Nigeria’s total debt profile has risen to N22.43tn, close to double the present administration inherited when it came into office in 2015, data obtained from the Debt Management Office have shown.
According to the DMO, the nation’s total debt as of September 30, 2018, stood at N22.43tn.
As of June 30, 2015, the country’s total debt stood at N12.12tn. This means that within the tenure of the present administration which came to power on May 29, 2015, the country’s total debt has risen by N10.31tn or 85.06 per cent.
Of the total debt, the external component of both the Federal Government and state governments’ debts including that of the Federal Capital Territory stood at $21.59bn. As of June 30, 2015, the external debt component of the country’s total debt stood at $10.32bn. This means that the external debt component rose by $11.27bn or 109.21 per cent.
On the other hand, the domestic debt of both the Federal Government and the subnational governments stood at N15.81tn. Analysing the debt statistics further showed that the domestic debt of the Federal Government alone stood at N12.29tn as of September 30, 2018.
The domestic debt of the Federal Government as of June 30, 2015, stood at N8.4bn while that of the states and FCT stood at N1.69tn. The DMO added that the debt statistics as of September 30, 2018, was only slightly different from the statistics as of June 30, 2018.

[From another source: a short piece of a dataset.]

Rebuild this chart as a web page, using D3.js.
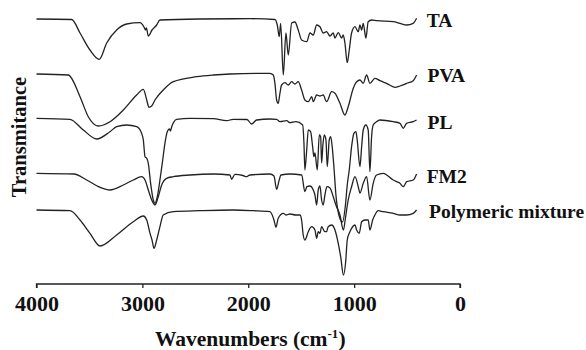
<!DOCTYPE html>
<html><head><meta charset="utf-8">
<script src="https://cdn.jsdelivr.net/npm/d3@7"></script>
<style>
html,body{margin:0;padding:0;background:#fff;}
svg{display:block;}
text{font-family:"Liberation Serif","Times New Roman",serif;font-weight:bold;fill:#111;}
</style></head>
<body>
<script>
// Wavenumber (cm-1), transmittance (a.u., stacked offsets)
const TA = [[4000,265],[3668,264.5],[3589,251],[3495,234],[3407,224.7],[3337,241],[3243,254],[3148,260],[3023,261.3],[2985,257],[2971,254],[2962,256],[2944,248],[2909,254],[2865,259],[2834,264],[2456,265],[1984,265.3],[1748,264.5],[1726,259],[1707,247.3],[1694,260.7],[1669,209],[1644,251],[1622,229],[1590,261],[1559,262],[1528,254],[1496,244],[1448,242.3],[1417,251],[1386,249],[1354,259],[1323,257.3],[1292,251],[1260,252.3],[1228,248],[1197,251],[1181,246],[1150,251.3],[1118,246],[1103,249],[1087,241],[1065,221.3],[1046,234],[1024,251],[992,257.3],[961,252.3],[945,259],[929,254],[914,260.7],[889,246],[867,262.3],[835,264],[788,263.3],[631,262.3],[567,260.7],[504,259],[442,260.7],[410,265.7]];
const PVA = [[4000,210],[3700,209],[3589,187.3],[3511,167.3],[3416,158],[3306,162.3],[3180,174],[3054,189],[2991,194.7],[2959,184],[2938,176.7],[2912,178],[2881,184],[2803,194],[2708,202.3],[2487,207.3],[2330,209],[2173,210],[1795,210.7],[1764,209],[1748,200.7],[1732,184],[1717,180.7],[1701,190.7],[1685,199],[1653,201.3],[1622,199],[1590,202.3],[1559,200],[1528,202.3],[1496,194],[1465,184],[1433,182.3],[1401,187.3],[1386,182.3],[1354,189],[1323,188],[1292,189],[1260,182.3],[1212,192.3],[1181,190.7],[1134,180.7],[1087,169],[1056,177.3],[1008,195.7],[976,202.3],[945,204],[914,200.7],[882,209],[851,200.7],[804,205.7],[756,203.3],[693,200.7],[615,196.7],[567,198],[504,200.7],[442,203.3],[410,209]];
const PL = [[4000,165.7],[3684,164.7],[3558,154],[3432,145],[3306,152.3],[3243,157.3],[3148,159],[3054,157.3],[3007,150.7],[2991,144],[2975,127.3],[2959,125.7],[2944,120.7],[2922,100.7],[2897,84],[2881,80.7],[2859,87.3],[2834,104],[2808,124],[2787,140.7],[2765,152.3],[2744,155],[2735,153],[2723,157.3],[2676,164.7],[2550,165.7],[2330,165.3],[2204,163.3],[2142,164.7],[2012,164.5],[1968,160],[1921,164],[1795,165],[1732,164.7],[1701,162.3],[1637,163.3],[1606,161.3],[1550,162.3],[1486,159],[1474,141],[1465,114],[1448,134],[1433,154],[1411,152.3],[1392,137.3],[1380,127.3],[1370,131],[1348,114],[1329,149],[1316,147.3],[1307,121],[1295,139],[1282,149],[1266,144],[1254,117.3],[1235,144],[1222,147.3],[1207,137.3],[1191,117.3],[1172,89],[1144,69],[1110,62],[1082,79],[1065,99],[1046,114],[1024,137.3],[1002,150.7],[983,152.3],[971,144],[945,117.3],[929,137.3],[914,154],[889,159],[867,154],[851,112.3],[835,147.3],[820,159],[788,162.3],[756,164],[631,162.3],[567,160.7],[536,155.7],[504,160.7],[442,162.3],[410,164]];
const FM2 = [[4000,110.7],[3646,110],[3526,104],[3400,96.7],[3306,94],[3180,99],[3086,104],[3007,107.3],[2975,104],[2944,94],[2912,84],[2881,79],[2850,87.3],[2818,99],[2771,105.7],[2708,107.3],[2550,109],[2330,110],[2173,109],[2157,104.7],[2126,109.7],[2050,108.5],[2015,107.3],[1984,109],[1795,110],[1757,108],[1732,94.7],[1710,103],[1691,109],[1606,110],[1496,109],[1465,92.3],[1446,97.3],[1417,98],[1386,94],[1370,89],[1354,79],[1339,94],[1323,98],[1307,84],[1292,79],[1276,89],[1257,97.3],[1228,96],[1197,87.3],[1172,79],[1134,69],[1101,54],[1082,66],[1056,84],[1024,97.3],[992,107.3],[961,97.3],[945,91],[914,100.7],[882,107.3],[851,84],[820,100.7],[788,109],[725,110.7],[631,104],[599,102.3],[567,100.7],[536,97.3],[504,102.3],[442,104],[410,110]];
const MIX = [[4000,74],[3684,73.3],[3589,64],[3495,50.7],[3400,38],[3243,49],[3086,62.3],[2991,68],[2959,64],[2928,50.7],[2909,44],[2890,35.7],[2865,44],[2834,57.3],[2803,69],[2708,72.3],[2456,73.3],[2142,74],[1953,73.3],[1795,72.3],[1757,64],[1738,56.7],[1717,65.7],[1669,70.7],[1644,69],[1606,70],[1550,69],[1512,69],[1496,64],[1481,49],[1465,44],[1433,52.3],[1401,57.3],[1370,54],[1354,45.7],[1339,52.3],[1323,50.7],[1307,57.3],[1276,52.3],[1260,52.3],[1245,57.3],[1212,59],[1181,54],[1150,40.7],[1127,27.3],[1101,9],[1080,22],[1065,44],[1046,50.7],[1024,55.7],[992,59],[976,54],[952,50.7],[929,62.3],[898,64],[867,64],[851,54],[825,64],[804,69],[772,73.3],[725,72.3],[631,70.7],[567,69],[504,69],[442,70.7],[410,74]];

const seriesNames = ["TA","PVA","PL","FM2","Polymeric mixture"];
const seriesData = [TA, PVA, PL, FM2, MIX];
const labelLevels = [257.3, 202.3, 154.7, 100.7, 66]; // label baselines in transmittance units
const xTicks = [4000, 3000, 2000, 1000, 0];
const xTitle = "Wavenumbers (cm";
const yTitle = "Transmitance";

const W = 586, H = 350;
const svg = d3.select("body").append("svg").attr("width", W).attr("height", H);

const x = d3.scaleLinear().domain([4000, 0]).range([36.5, 460]);
const y = d3.scaleLinear().domain([0, 284]).range([284, 0]);

const line = d3.line().x(d => x(d[0])).y(d => y(d[1])).curve(d3.curveMonotoneX);

svg.append("g").selectAll("path").data(seriesData).join("path")
  .attr("d", line).attr("fill", "none").attr("stroke", "#222").attr("stroke-width", 1.3)
  .attr("stroke-linejoin", "round");

// labels
const labelX = [426.7, 427.5, 427.5, 426.7, 429];
svg.append("g").selectAll("text").data(seriesNames).join("text")
  .attr("x", (d, i) => labelX[i]).attr("y", (d, i) => y(labelLevels[i]))
  .attr("font-size", 19.5).text(d => d);

// x axis
const ax = svg.append("g").attr("transform", `translate(0,${y(0)})`)
  .call(d3.axisBottom(x).tickValues(xTicks).tickSize(4).tickPadding(8).tickFormat(d3.format("d")));
ax.select(".domain").attr("stroke", "#222").attr("stroke-width", 1.3).attr("d", `M${x(4000)},4V0H${x(0)}V4`);
ax.selectAll(".tick line").attr("stroke", "#222").attr("stroke-width", 1.3);
ax.selectAll(".tick text").attr("font-size", 22).attr("font-family", "Liberation Serif, Times New Roman, serif")
  .attr("font-weight", "bold").attr("fill", "#111").attr("dy", null).attr("y", 27);

const t = svg.append("text").attr("x", (x(4000) + x(0)) / 2 + 2).attr("y", 346)
  .attr("text-anchor", "middle").attr("font-size", 21.5);
t.append("tspan").text(xTitle);
t.append("tspan").attr("font-size", 13).attr("dy", -8).text("-1");
t.append("tspan").attr("dy", 8).text(")");

svg.append("text").attr("transform", "translate(26,137) rotate(-90)")
  .attr("text-anchor", "middle").attr("font-size", 20.5).text(yTitle);
</script>
</body></html>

On the difference between the debt statistics of the two quarters, the DMO said, “External debt declined by 2.02 per cent to $21.59bn due largely to the redemption by Nigeria of a $500m Eurobond which matured on July 12, 2018. The Eurobond which was issued for a tenor of five years in 2013 was the first Eurobond maturity for Nigeria and Nigeria’s ability to repay it seamlessly boosted Nigeria’s position as a good credit in the International Capital Market.
“The domestic debt of the FGN, states and the FCT grew by 1.19 per cent from N15.63tn in June 2018 to N15.8tn in September 2018. This increase of N185bn was attributed to the FGN (N135bn) and states and FCT (N50bn). The combination of an increase in the level of domestic debt and a decrease in the external debt stock resulted in a slight shift in the portfolio composition.
“As of September 30, 2018, the share of domestic debt was 70.51 per cent compared to 69.83 per cent in June 2018. This trend is expected to be reversed in Quarter Four 2018 as the new external borrowing of N849bn (about $2.78bn) provided in the 2018 Appropriation Act is expected to be raised within the quarter.”
The current strategy of the Federal Government is to raise external debt component to 40 per cent and to raise the local debt component to 60 per cent in order to take advantage of the lower interest rate on foreign debts.